Ei-lo de volta ao meu quintal, agora cevadíssimo, um senhor lagartão! E com uma novidade alvissareira: a-cam-pa-nha-do! Vai ver se amigou, amancebou-se, eu nem sei bem como funcionam essas uniões informais, só sei que a moça é menor que ele, mais prateada no dorso e bastante ágil - é sentir a minha presença e ela corre para a caverninha. Ele, não sei se por questão de convivência antiga ou em função do acúmulo de banha - o bicho está um boi! - quando me vê, demora um pouco para sair rebolando de volta para seu esconderijo. E vai sacolejando molemente, sem pressa.

Como será que ele arrumou companheira - amante, gestante, namorada...(vou aguardar que Renan Calheiros lance um manual de tratamento para essas questões, ainda mais agora que as uniões informais estão na ordem do dia e as antigas amásias têm muito mais direitos que as esposas de papel passado, eu me atrapalho com essas terminologias e preciso me preocupar com o politicamente correto, a vida não está nada fácil para quem fala, calcule-se para quem escreve) ...? Nunca o vi sair em busca de paquera, sempre entocado naquele buraco e depois de tanto tempo sem dar o ar de sua graça, reaparece acompanhado, lampeiro, cheio de amor p'ra dar, ora, ora, ora...

O amor é lindo, mas me causa preocupação.

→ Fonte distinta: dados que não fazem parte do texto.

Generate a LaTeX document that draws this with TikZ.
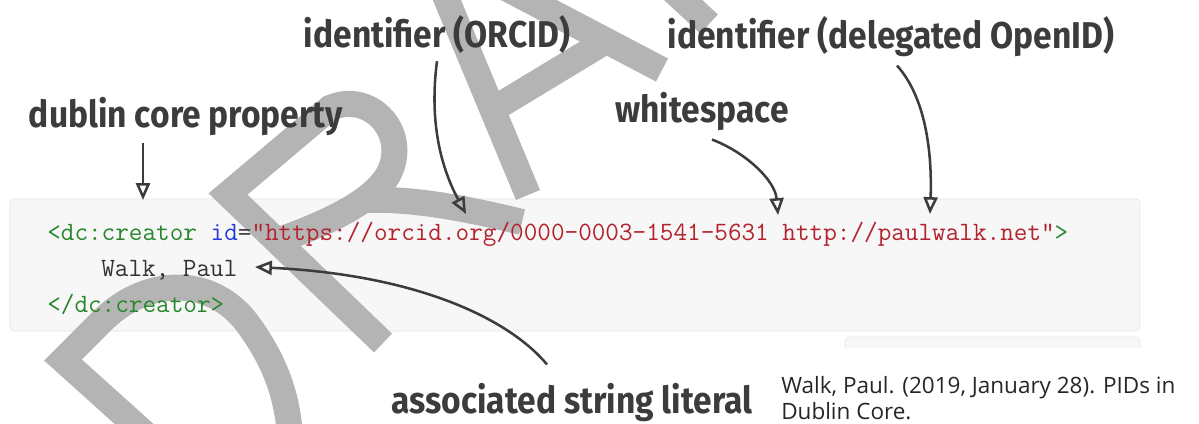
\documentclass[tikz,border=0pt]{standalone}
\usepackage{fontspec}
\setmainfont{Open Sans}
\newfontfamily\handfont[FakeStretch=0.9]{Fira Sans}
\usetikzlibrary{arrows.meta,calc}

\definecolor{inkgrey}{RGB}{60,60,60}
\definecolor{boxfill}{RGB}{247,247,247}
\definecolor{boxline}{RGB}{228,228,228}
\definecolor{taggreen}{RGB}{40,135,45}
\definecolor{attrblue}{RGB}{35,60,215}
\definecolor{strred}{RGB}{180,35,45}
\definecolor{draftgrey}{RGB}{180,180,180}

\begin{document}
\begin{tikzpicture}[
    x=0.025cm, y=0.025cm,
    >={Triangle[open,length=12pt,width=10pt]},
    note/.style={
        inner sep=0pt,
        anchor=base,
        text=inkgrey,
        font=\handfont\bfseries\fontsize{26.5}{31}\selectfont
    },
    code/.style={
        inner sep=0pt,
        anchor=base west,
        font=\ttfamily\fontsize{18.8}{22}\selectfont
    },
    cite/.style={
        inner sep=0pt,
        anchor=base west,
        align=left,
        text=black!85,
        font=\fontsize{16}{17.8}\selectfont
    },
    pointer/.style={->, line width=1.8pt, draw=inkgrey},
    draft/.style={draw=draftgrey, line width=18.5pt, line join=miter}
]
    \useasboundingbox (0,0) rectangle (1199,-423);

    % code listing
    \draw[boxline, fill=boxfill, rounded corners=3pt]
        (10,-199) rectangle (1140,-331);
    \draw[boxline, fill=boxfill, rounded corners=3pt]
        (845,-348) -- (845,-337) -- (1140,-337) -- (1140,-348);

    % watermark
    \begin{scope}[draft]
        \clip (0,0) rectangle (1199,-423);
        \draw (290,-435) .. controls (287,-395) and (275,-362) .. (250,-327)
            .. controls (215,-276) and (150,-276) .. (105,-318)
            -- (63,-360) -- (263,-540);
        \draw (383,-343) -- (228,-194) -- (330,-108)
            .. controls (372,-90) and (410,-135) .. (388,-175)
            .. controls (370,-205) and (320,-225) .. (280,-240);
        \draw (365,-200) .. controls (420,-198) and (480,-212) .. (522,-222);
        \draw (528,-195) -- (424,55) -- (662,-70);
        \draw (492,-110) -- (606,-41);
        \draw (709,-24) -- (640,40);
    \end{scope}

    \node[code] (open) at (47,-240)
        {\textcolor{taggreen}{<dc:creator} \textcolor{attrblue}{id}\textcolor{inkgrey}{=}\textcolor{strred}{"https://orcid.org/0000-0003-1541-5631 http://paulwalk.net"}\textcolor{taggreen}{>}};
    \node[code, text=black!80] (name) at (101,-276) {Walk, Paul};
    \node[code, text=taggreen] (close) at (47,-312) {</dc:creator>};

    % notes
    \node[note] (dcp) at (186,-127) {dublin core property};
    \node[note] (orcid) at (437,-47) {identifier (ORCID)};
    \node[note] (oid) at (891,-48) {identifier (delegated OpenID)};
    \node[note] (wsp) at (702,-122) {whitespace};
    \node[note] (lit) at (572,-413) {associated string literal};

    \node[cite] (ref) at (781,-419)
        {Walk, Paul. (2019, January 28). PIDs in\\Dublin Core.};

    \coordinate (dctip) at (143,-200);
    \coordinate (orcidtip) at (466,-214);
    \coordinate (wsptip) at (778,-215);
    \coordinate (oidtip) at (930,-214);
    \coordinate (littip) at (255,-267);

    \draw[pointer, shorten <=5pt] (dcp.south -| dctip) -- (dctip);
    \draw[pointer] ($(orcid.south)+(0,-8)$)
        .. controls (428,-130) and (445,-175) .. (orcidtip);
    \draw[pointer] ($(wsp.south)+(10,-9)$)
        .. controls (745,-152) and (775,-180) .. (wsptip);
    \draw[pointer] ($(oid.south)+(6,-9)$)
        .. controls (928,-100) and (932,-160) .. (oidtip);
    \draw[pointer] ($(lit.north)+(-25,18)$)
        .. controls (510,-320) and (420,-275) .. (littip);
\end{tikzpicture}
\end{document}
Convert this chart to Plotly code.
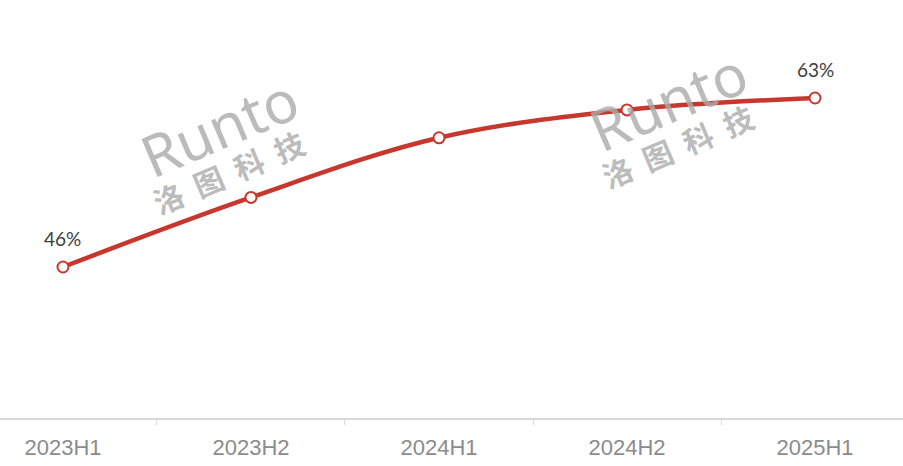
import plotly.graph_objects as go

categories = ["2023H1", "2023H2", "2024H1", "2024H2", "2025H1"]
values = [46, 53, 59, 61.8, 63]
label_texts = ["46%", "", "", "", "63%"]

W, H = 903, 466
PLOT_H = 418

fig = go.Figure()
fig.add_trace(go.Scatter(
    x=categories, y=values,
    mode="lines+markers",
    line=dict(color="#c8372d", width=4.5, shape="spline", smoothing=1.0),
    marker=dict(size=11, color="white", line=dict(color="#c8372d", width=2)),
    cliponaxis=False, hoverinfo="skip",
))

for c, v, t in zip(categories, values, label_texts):
    if t:
        fig.add_annotation(
            x=c, y=v, text=t, showarrow=False, yshift=29,
            font=dict(family="Lato", size=19, color="#404040"),
            xanchor="center", yanchor="middle",
        )

def wm(px, py, text, size, family, weight):
    fig.add_annotation(
        x=px / W, y=1 - py / PLOT_H, xref="paper", yref="paper",
        text=text, showarrow=False, textangle=-23,
        font=dict(family=family, size=size, color="rgba(170,170,170,0.8)", weight=weight),
        xanchor="center", yanchor="middle",
    )

for dx, dy in [(0, 0), (449, -26)]:
    wm(219 + dx, 126 + dy, "Runto", 58, "Noto Sans", "normal")
    wm(228 + dx, 172 + dy, "洛  图  科  技", 30, "Noto Sans CJK SC", "bold")

fig.update_layout(
    width=W, height=H,
    margin=dict(l=0, r=0, t=0, b=H - PLOT_H, autoexpand=False),
    paper_bgcolor="white", plot_bgcolor="white",
    showlegend=False,
    xaxis=dict(
        type="category", range=[-0.335, 4.468],
        showgrid=False, zeroline=False,
        showline=True, linecolor="#d9d9d9", linewidth=2,
        ticks="outside", tickson="boundaries", ticklen=5, tickcolor="#d9d9d9", tickwidth=1,
        tickfont=dict(family="Liberation Sans", size=22, color="#8c8c8c"),
        ticklabelstandoff=9,
    ),
    yaxis=dict(
        range=[30.81, 72.86], visible=False, showgrid=False, zeroline=False,
    ),
)

fig.write_html("out.html", config={"displayModeBar": False},
               post_script="document.body.style.margin='0';")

Saberão o senhor e a senhora lagarto como evitar ovos? Porque se eles forem despreocupados como a juventude humana de hoje, antevejo o meu quintal coalhado pela prole, um bando de lagartos de todas as idades a tomarem sol na minha grama... Sem contar meu problema com Preta Gil, que não respeita a privacidade do casal, não se toca sobre o fato de eles não curtirem muito a invasão em seus domínios, vira-e-mexe eu a pego cutucando a caverninha com a pata negra curta - ela se fartaria a irritar os lagartinhos! Fosse ao tempo da finada Letícia Sabatella e não haveria motivos para preocupação porque Lelinha fazia um estilo mais 'blasé', não se misturava com bichos outros, ciente de sua condição de 'pet' favorito, mas Pepê, coitada, ainda é relativamente nova na casa, se atrapalha com as mordomias que tem e, além disso, é mesmo muito criançona, fuça tudo o que vê. Também, é preciso dar um desconto, afinal não se nasce na rodoviária impunemente, ela deve ter uns traumas do tempo em que se escondia nos vãos da laje e só podia sair no período noturno, evitando assim os maus-tratos que as pessoas más dispensam aos gatinhos de rua. As duas foram adotadas aqui em casa. Letícia morreu velhinha e feliz e eu quase morri junto, há um ano e meio. Então, adotei Preta Gil de Camargo Leite e Almeida Soares - a princesa do quilombo. Dei-lhe esta alcunha para fazer dela uma autêntica nobre afro-descendente e, hoje, ela já é reconhecida como gata fina, de elegantes maneiras e membro da ilustre Casa de Castela e Villegaignon... Assim se faz a nobreza nacional, hoje ela é quatrocentona.

Ah, os lagartos.

Pois então. Minha empregada afirma que os lagartos estão num namoro bravo, se não estão casados, diz ela que o negócio é p'ra casar, com certeza, ela própria já presenciou o interregno amoroso, e eu aqui, pedindo a Deus para que a fêmea tenha dificuldade em botar ovos e assim evite o crescimento da população largatística no meu quintal. Que eu saiba, ainda não estão fazendo lagarto de proveta, portanto se os céus me atenderem o pedido, acho que vai dar tudo certo. Eu ainda sou meio encanada com a visita paulistana, mas apesar de crer que aquele casal não volte mais, não estou livre de visitas da Paulicéia, pois, agora mesmo, minha filha, que mora lá, tem programação para trazer uns amigos dela no próximo feriado e para mal dos pecados, entre esses amigos há uma mocinha que mora em uma cobertura. Ou seja, essa nunca deve ter visto pernilongo ou borrachudo ao vivo e a cores, ou seja, tenho de preparar uma palestra.